An exception can be modelled as an *interpreted* relation (more on the semantics of handlers in our ICFP 2024 paper^{3}).

We can give a precise description of the conditions under which an exception is thrown via the following entailment.

$$ \m{foldr\_ex3}(l,\res) \sqsubseteq \ens{\m{allPos}(l){\wedge}\m{sum}(l,\res) \vee \ens{\neg\m{allPos}(l)}; \m{Exc}()} $$The underlying logic is still symbolic-heap separation logic; we do not delegate effects to it. Staged logic may thus be seen as a behavioral layer on top of separation logic, which excels when one is describing individual program states.

# Conclusion

We have described *staged logic*, a generalization of Hoare triples for specifying effectful higher-order programs and verifying them in an automated setting.

It fits well into the standard workflow of automated program verifiers: given a program and a property it should satisfy, a staged formula is derived from the program, and the resulting entailment is automatically proved, with lemmas and induction hypotheses provided by the user.

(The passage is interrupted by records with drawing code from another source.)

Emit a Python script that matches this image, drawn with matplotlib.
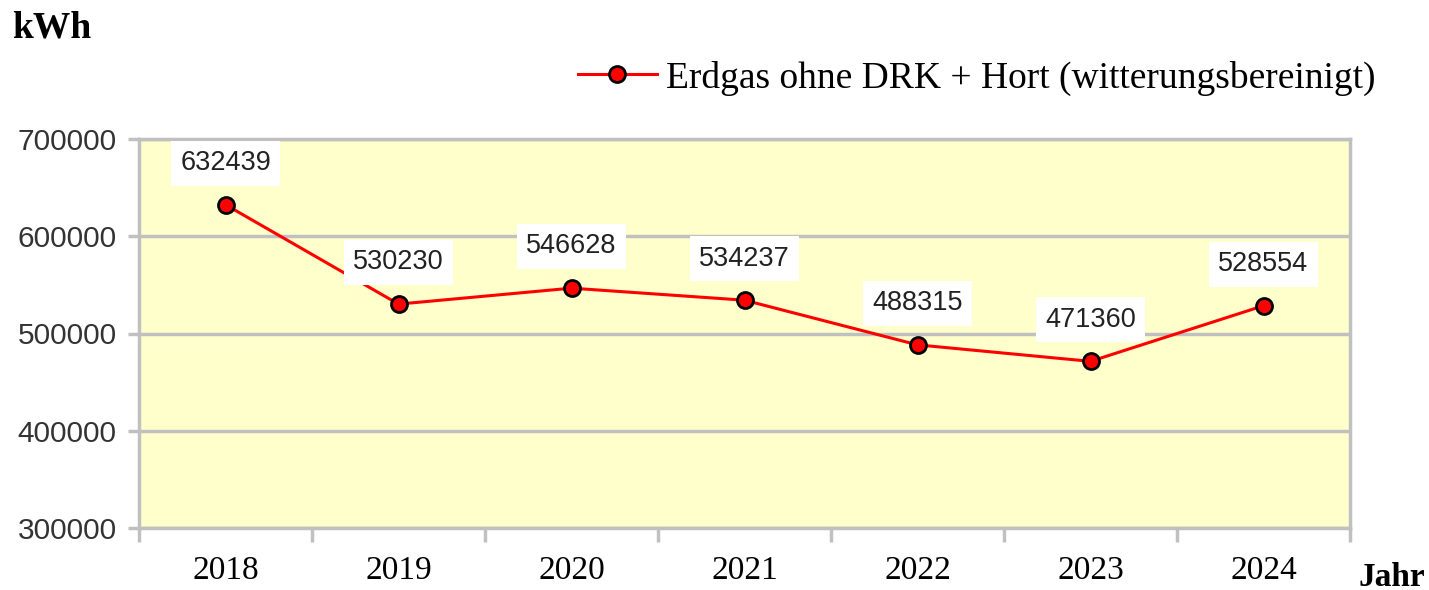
import matplotlib
matplotlib.use("Agg")
import matplotlib.pyplot as plt
import numpy as np

years = ["2018", "2019", "2020", "2021", "2022", "2023", "2024"]
gas_kwh = [632439, 530230, 546628, 534237, 488315, 471360, 528554]
y_ticks = [300000, 400000, 500000, 600000, 700000]
series_name = "Erdgas ohne DRK + Hort (witterungsbereinigt)"

serif = ["Liberation Serif", "DejaVu Serif"]
sans = ["Liberation Sans", "DejaVu Sans"]
grid_col = "#c0c0c0"

fig = plt.figure(figsize=(14.29, 5.90), dpi=100)
ax = fig.add_axes([139 / 1429, 1 - 528 / 590, (1350 - 139) / 1429, (528 - 139) / 590])
ax.set_facecolor("#ffffcc")

x = np.arange(len(years))
line, = ax.plot(x, gas_kwh, color="red", lw=2.2, marker="o", ms=11.5,
                mfc="red", mec="black", mew=2, zorder=3, label=series_name)

for xi, v in zip(x, gas_kwh):
    ax.annotate(str(v), (xi, v), xytext=(0, 30), textcoords="offset points",
                ha="center", va="center", fontsize=19.5, family=sans, color="#222222",
                bbox=dict(boxstyle="square,pad=0.35", fc="white", ec="none"), zorder=4)

ax.set_xlim(-0.5, len(years) - 0.5)
ax.set_ylim(300000, 700000)
ax.set_yticks(y_ticks)
ax.set_yticklabels([str(t) for t in y_ticks], family=sans, fontsize=21.5, color="#333333")
ax.yaxis.grid(True, color=grid_col, lw=2.5)
ax.set_axisbelow(True)

ax.set_xticks(np.arange(-0.5, len(years), 1.0))
ax.set_xticklabels([])
ax.set_xticks(x, minor=True)
ax.set_xticklabels(years, minor=True, family=serif, fontsize=24)
ax.tick_params(axis="x", which="minor", length=0, pad=20)
ax.tick_params(axis="x", which="major", length=10, width=2.5, color=grid_col)
ax.tick_params(axis="y", length=8, width=2.5, color=grid_col, pad=8)

for s in ax.spines.values():
    s.set_color(grid_col)
    s.set_linewidth(2.5)

fig.text(12 / 1429, 1 - 28 / 590, "kWh", family=serif, fontsize=27, fontweight="bold",
         va="center", ha="left")
fig.text(1358 / 1429, 1 - 577 / 590, "Jahr", family=serif, fontsize=24, fontweight="bold",
         va="center", ha="left")

fig.legend(handles=[line], loc="center left", bbox_to_anchor=(578 / 1429, 1 - 78 / 590),
           frameon=False, prop={"family": serif, "size": 27}, handlelength=2.1,
           handletextpad=0.25, borderaxespad=0, borderpad=0)

fig.savefig("out.png", dpi=100)
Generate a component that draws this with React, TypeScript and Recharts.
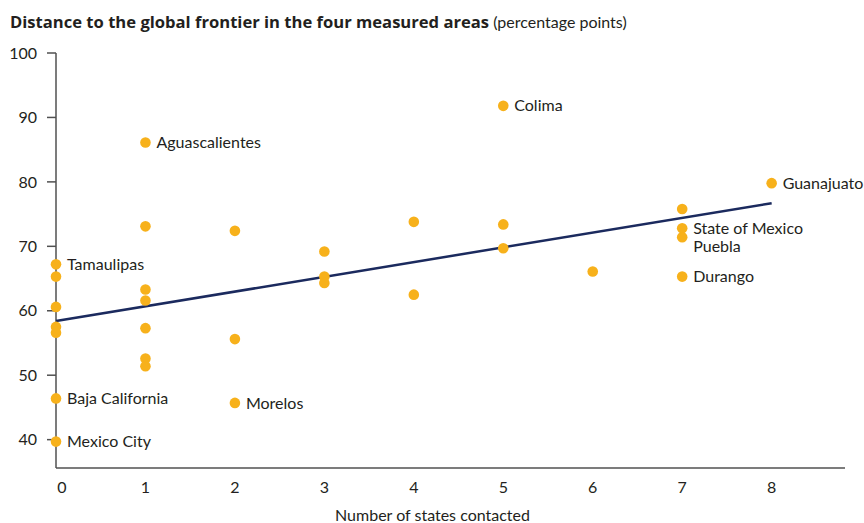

Since staged logic generalizes Hoare logic,
one can easily "fall back" to triples in cases where the expressiveness of stages is not needed,
and employ abstraction, invariants, and all the other techniques which have been developed for program proofs.
There is no need to always specify programs as disjunctions of paths, or always capture the ordering of every function call and effect,
however the crucial thing is that *the option to do so is available* where it makes specifications more natural.

Check out our paper^{2} for the details.

These ideas have been implemented in a prototype verifier called Heifer, which we hope will grow into a practical verification tool for real programs.